Do Arabs Want Democracy?


Some might interpret the survey results as demonstrating a lack of demand or a lack of belief in democracy on the part of Arabs. They would likely be wrong, or at least be selectively using data that supports their views. Results from the Arab Barometer’s 2018 survey demonstrate, for example, that Arabs increasingly consider democracy to be the best system of government. Yet other data in the report demonstrates how popular perceptions and other priorities may be impeding the actual pursuit of democracy in the Middle East and North Africa (MENA) countries.


This graph was created by the authors based on data from the Arab Barometer.

As seen in the above tables, the immediate pursuit of democratic political systems was not listed as a top three priority in either data set. By ranking “expanding employment opportunities” and “political and governmental reform” above “advancing democracy,” respondents seemed inclined towards a better economic status and a go-slow approach to political change. While it is difficult to draw firm conclusions from the data, it would not be surprising if the results reflected general wariness towards the instability of democratic movements seen in Egypt and Tunisia.

However, it should be repeated that this disinclination for rapid change does not imply Arab fear of or distaste for democracy. Arab attitudes towards the system of democracy appear to be overwhelmingly positive; in the two most recent waves of Arab Barometer’s polling, all six Arab countries surveyed demonstrated a strong—and growing—acceptance of democracy as the best type of government.


This graph was created by the authors based on data from the Arab Barometer.

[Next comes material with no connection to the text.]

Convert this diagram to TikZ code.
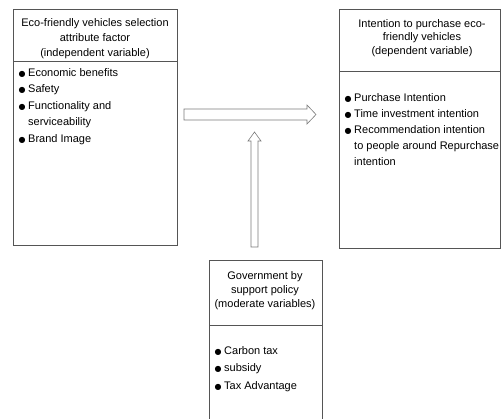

But do Arabs believe are they ready? According to the same Arab Barometer data, there has been an increased perception since 2014 that people in Palestine, Algeria, and Tunisia are not ready for democracy. This trend coincides with other data from the same report; in particular, these three countries happen to be the states most skeptical about democracy’s stability and economic payoffs. Meanwhile, Morocco and Jordan, where respondents expressed greater faith in democracy’s provision of stability and economic benefits, were the countries most confident in their suitability for democracy. In sum, some Arabs believe democracy is “ineffective in maintaining stability,” others believe lack of representative government is an “obstacle to stability.”
By juxtaposing Palestine, Algeria, and Tunisia against Morocco and Jordan, one may wonder why countries from the same region possess such contrasting attitudes towards democracy and its effects. Perhaps this phenomenon can be explained by the extenuating circumstances surrounding the first set of countries. It could be argued that Algerians, most of whom consider the country to be less democratic in 2017 than in 2014, glean their opinions about democracy from their geographical neighbor, Tunisia. If this were the case, both Algerians and Tunisians may feel less prepared for democracy now because the latter was shaken by the instability of its transition towards democracy in 2011.

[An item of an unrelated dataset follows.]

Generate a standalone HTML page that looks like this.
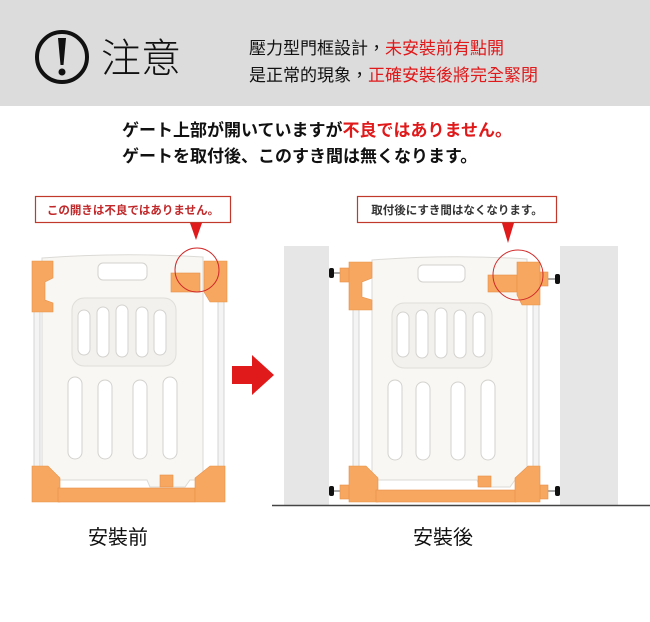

This instability was particularly impactful in Tunisia—and not necessarily in Morocco or Jordan—because Tunisians lack significant trust in political leadersand  institutions; more trust could have made the democratization process more stable. Meanwhile, Palestinians’ unpreparedness could be attributed to the unique difficulties of democratizing amid enduring political divisions and the ongoing Israeli occupation. However, these explanations are extrapolated from separate Arab Barometer and Zogby Research Services data sets and therefore, fall into the realm of informed speculation. For example, Algerians’ reliance on Tunisia as a political archetype could be overestimated.